Search code examples
bashshellvariablescommand-linecommand-substitution

command substitution in shell script with shell variables within the substitution


Basically the file I'm getting has the first three columns pasted into followed by a column of blanks lines because it looks like nothing is getting appended into column4

I feel like I probably shouldn't be using the variables I created in the command substitution but I'm unsure how I would access these numbers that I need otherwise

#!/bin/sh # the first file in the expression of a bunch of patients to be made into data files that can be put into the graph
awk '{print "hs"$1,"\t",$2,"\t",$3}' $1 > temp1.txt     #important columns saved
numLines=`wc -l $1`     
touch column4.txt       #creates a column for the average of column 6-
for ((s=0;s<$numlines;s++)); do                 
        currentRow=0                            #Will eventually be the average of column 6- for the row of focus
        for ((i=6;i<=106;i++)); do              
                addition=`cut -f $i $1 | head -n $s | tail -n 1`        # cuts out the number at the row and column of focus for this loop
                currentRow=`expr $currentRow + $addition`              # adding the newly extracted number to the total
        done
        currentRow=`expr $currentRow / 101`                            #divides so the number is an average instead of a really big number
        echo $currentRow >> column4.txt                                 #appends this current row into a text file that can be pasted onto the first three columns
done
paste temp1.txt column4.txt
rm temp1.txt column4.txt

if it helps the input file is very large(about 106 columns and and tens of thousands of rows) but here's an example of what it looks like

Important identifier line grant regis 76 83 02 38 0 38 29 38 48 (..up to to 106 columns)
another important identifier bill susan 98 389 20 29 38 20 94 29 0 (.. same point)
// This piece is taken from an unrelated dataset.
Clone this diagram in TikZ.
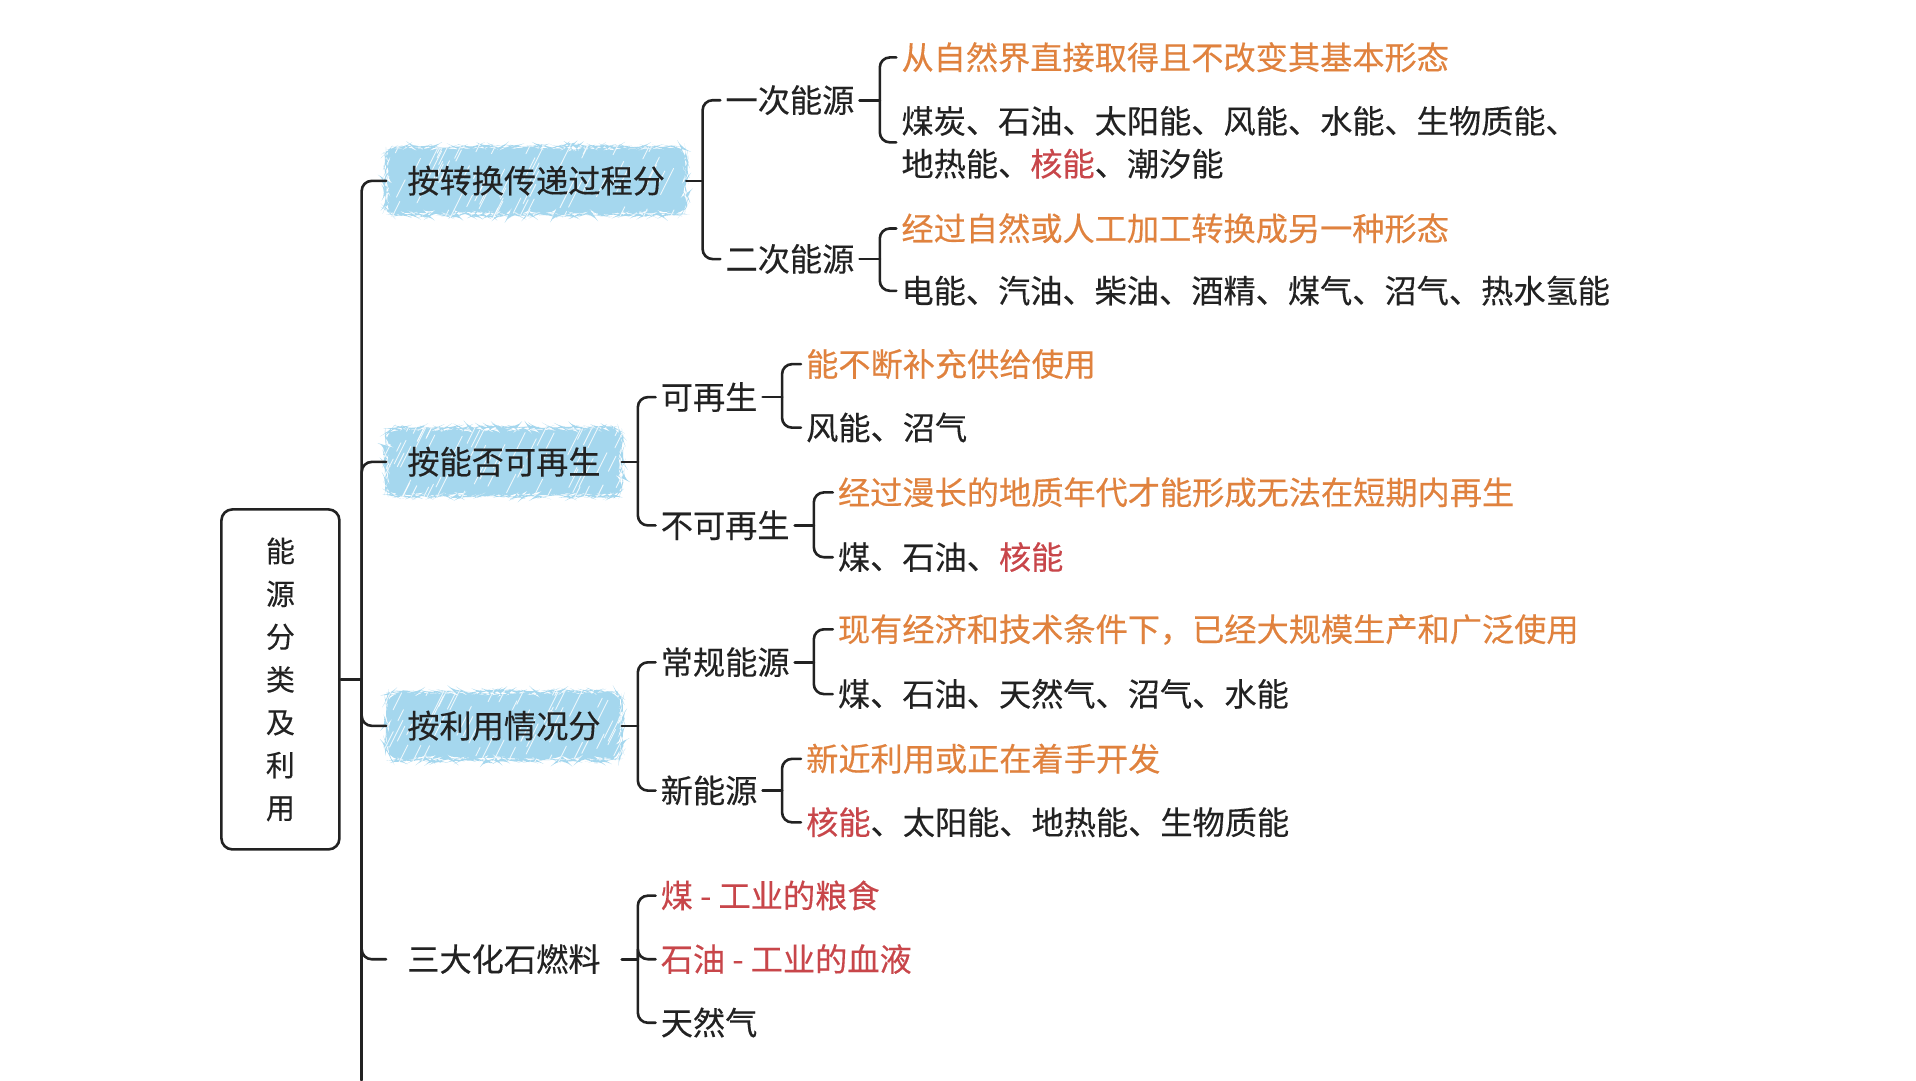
\documentclass[tikz,border=0pt]{standalone}
\usepackage{fontspec}
\setmainfont{Noto Sans CJK SC}[FakeBold=0.3]
\usetikzlibrary{decorations.pathmorphing}
\definecolor{ink}{HTML}{222222}
\definecolor{orng}{HTML}{E0823E}
\definecolor{redk}{HTML}{C8464A}
\definecolor{skyb}{HTML}{A5D7EE}
\begin{document}
\pgfmathsetseed{7}
\begin{tikzpicture}[x=1.2219pt,y=-1.2219pt,
  basefont/.style={font=\fontsize{32.2pt}{42.8pt}\selectfont},
  txt/.style={basefont, text=ink, anchor=west, inner xsep=5pt, inner ysep=2pt,
    text height=25.8pt, text depth=1.6pt},
  note/.style={txt, text=orng},
  redtxt/.style={txt, text=redk},
  multi/.style={basefont, text=ink, anchor=west, inner xsep=5pt, inner ysep=2pt, align=left},
  lvl/.style={basefont, text=ink, anchor=west, inner xsep=21pt, inner ysep=20pt,
    text height=25.8pt, text depth=1.6pt},
  hatch/.style={path picture={
    \foreach \k in {1,...,90}{
      \pgfmathsetlengthmacro{\hx}{rnd*330-10}
      \pgfmathsetlengthmacro{\hy}{rnd*100-25}
      \pgfmathsetlengthmacro{\hl}{8+rnd*22}
      \pgfmathsetlengthmacro{\hw}{0.5*\hl}
      \draw[white, line width=0.9pt, opacity=0.8, line cap=round]
        ([shift={(\hx,\hy)}]path picture bounding box.south west) -- ++(\hw,\hl);
    }}},
  blob/.style={lvl, fill=skyb, rounded corners=10pt, decorate,
    decoration={random steps, segment length=3pt, amplitude=1.4pt}, hatch},
  rootbox/.style={draw=ink, line width=2.6pt, rounded corners=11pt,
    minimum width=118pt, minimum height=340pt, align=center, text=ink,
    font=\fontsize{29pt}{42.8pt}\selectfont},
  conn/.style={draw=ink, line width=2.6pt, rounded corners=10pt, line cap=round}]

\fill[white] (0,0) rectangle (1568,884);
\useasboundingbox (0,0) rectangle (1568,884);

% root
\node[rootbox] (root) at (229.5,556) {能\\源\\分\\类\\及\\利\\用};

% level 1
\node[blob] (a) at (316,148) {按转换传递过程分};
\node[blob] (c) at (316,378) {按能否可再生};
\node[blob] (d) at (316,594) {按利用情况分};
\node[lvl]  (e) at (316,785) {三大化石燃料};

% level 2
\node[txt] (b1) at (589.5,82) {一次能源};
\node[txt] (b2) at (589.5,212) {二次能源};
\node[txt] (c1) at (536.5,325) {可再生};
\node[txt] (c2) at (536.5,430) {不可再生};
\node[txt] (d1) at (536.5,542) {常规能源};
\node[txt] (d2) at (536.5,647) {新能源};
\node[redtxt] (e1) at (536.5,733) {煤\ - 工业的粮食};
\node[redtxt] (e2) at (536.5,785) {石油\ - 工业的血液};
\node[txt] (e3) at (536.5,837) {天然气};

% level 3
\node[note] (f1) at (733.5,47) {从自然界直接取得且不改变其基本形态};
\node[multi] (f2) at (733.5,116.5) {煤炭、石油、太阳能、风能、水能、生物质能、\\地热能、\textcolor{redk}{核能}、潮汐能};
\node[note] (g1) at (733.5,187) {经过自然或人工加工转换成另一种形态};
\node[txt] (g2) at (733.5,238) {电能、汽油、柴油、酒精、煤气、沼气、热水氢能};
\node[note] (h1) at (655.5,298) {能不断补充供给使用};
\node[txt] (h2) at (655.5,350) {风能、沼气};
\node[note] (i1) at (681.5,403) {经过漫长的地质年代才能形成无法在短期内再生};
\node[txt] (i2) at (681.5,456) {煤、石油、\textcolor{redk}{核能}};
\node[note] (j1) at (681.5,515) {现有经济和技术条件下，已经大规模生产和广泛使用};
\node[txt] (j2) at (681.5,568) {煤、石油、天然气、沼气、水能};
\node[note] (k1) at (655.5,621) {新近利用或正在着手开发};
\node[txt] (k2) at (655.5,673) {\textcolor{redk}{核能}、太阳能、地热能、生物质能};

% junction points
\coordinate (jr) at (296,556);
\coordinate (tail) at (296,884);
\coordinate (ja) at (575,148);
\coordinate (jc) at (522,378);
\coordinate (jd) at (522,594);
\coordinate (je) at (522,785);
\coordinate (jb1) at (720,82);
\coordinate (jb2) at (720,212);
\coordinate (jc1) at (640,325);
\coordinate (jc2) at (666,430);
\coordinate (jd1) at (666,542);
\coordinate (jd2) at (640,647);

% trunk
\draw[conn] (root.east) -- (jr);
\draw[conn] (jr) -- (tail);
\foreach \n in {a,c,d,e} \draw[conn] (jr) |- (\n.west);

% level 1 -> 2
\draw[conn] (a.east) -- (ja);
\foreach \n in {b1,b2} \draw[conn] (ja) |- (\n.west);
\draw[conn] (c.east) -- (jc);
\foreach \n in {c1,c2} \draw[conn] (jc) |- (\n.west);
\draw[conn] (d.east) -- (jd);
\foreach \n in {d1,d2} \draw[conn] (jd) |- (\n.west);
\draw[conn] (e.east) -- (je);
\foreach \n in {e1,e2,e3} \draw[conn] (je) |- (\n.west);

% level 2 -> 3
\draw[conn] (b1.east) -- (jb1);
\foreach \n in {f1,f2} \draw[conn] (jb1) |- (\n.west);
\draw[conn] (b2.east) -- (jb2);
\foreach \n in {g1,g2} \draw[conn] (jb2) |- (\n.west);
\draw[conn] (c1.east) -- (jc1);
\foreach \n in {h1,h2} \draw[conn] (jc1) |- (\n.west);
\draw[conn] (c2.east) -- (jc2);
\foreach \n in {i1,i2} \draw[conn] (jc2) |- (\n.west);
\draw[conn] (d1.east) -- (jd1);
\foreach \n in {j1,j2} \draw[conn] (jd1) |- (\n.west);
\draw[conn] (d2.east) -- (jd2);
\foreach \n in {k1,k2} \draw[conn] (jd2) |- (\n.west);
\end{tikzpicture}
\end{document}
And then output would look like (assuming we exclude the columns after ..)

Important identifier line 34.88
another important identifier 79.67

Sorry if something is unclear, tried my best to make it clear, just ask if there's something you're wondering about and I will edit or comment

Thank-you


Solution

  • awk to the rescue!

    you can replace all with this script, using the values in the sample input

    $ awk '{for(i=6;i<=NF;i++) sum+=$i; 
            printf "%s %s %s %.2f\n", $1,$2,$3, sum/(NF-5); 
            sum=0}' file
    
    Important identifier line 39.11
    another important identifier 79.67
    

    for median (odd number of fields) you can do this

    $ awk '{for(i=6;i<=NF;i++) a[i-5]=$i; 
            asort(a); 
            mid=(NF-4)/2; print mid, a[mid]}' file
    
    5 38
    5 29
    

    for even number, the general approach is taking the average of neighboring numbers (can be weighted average by distance too).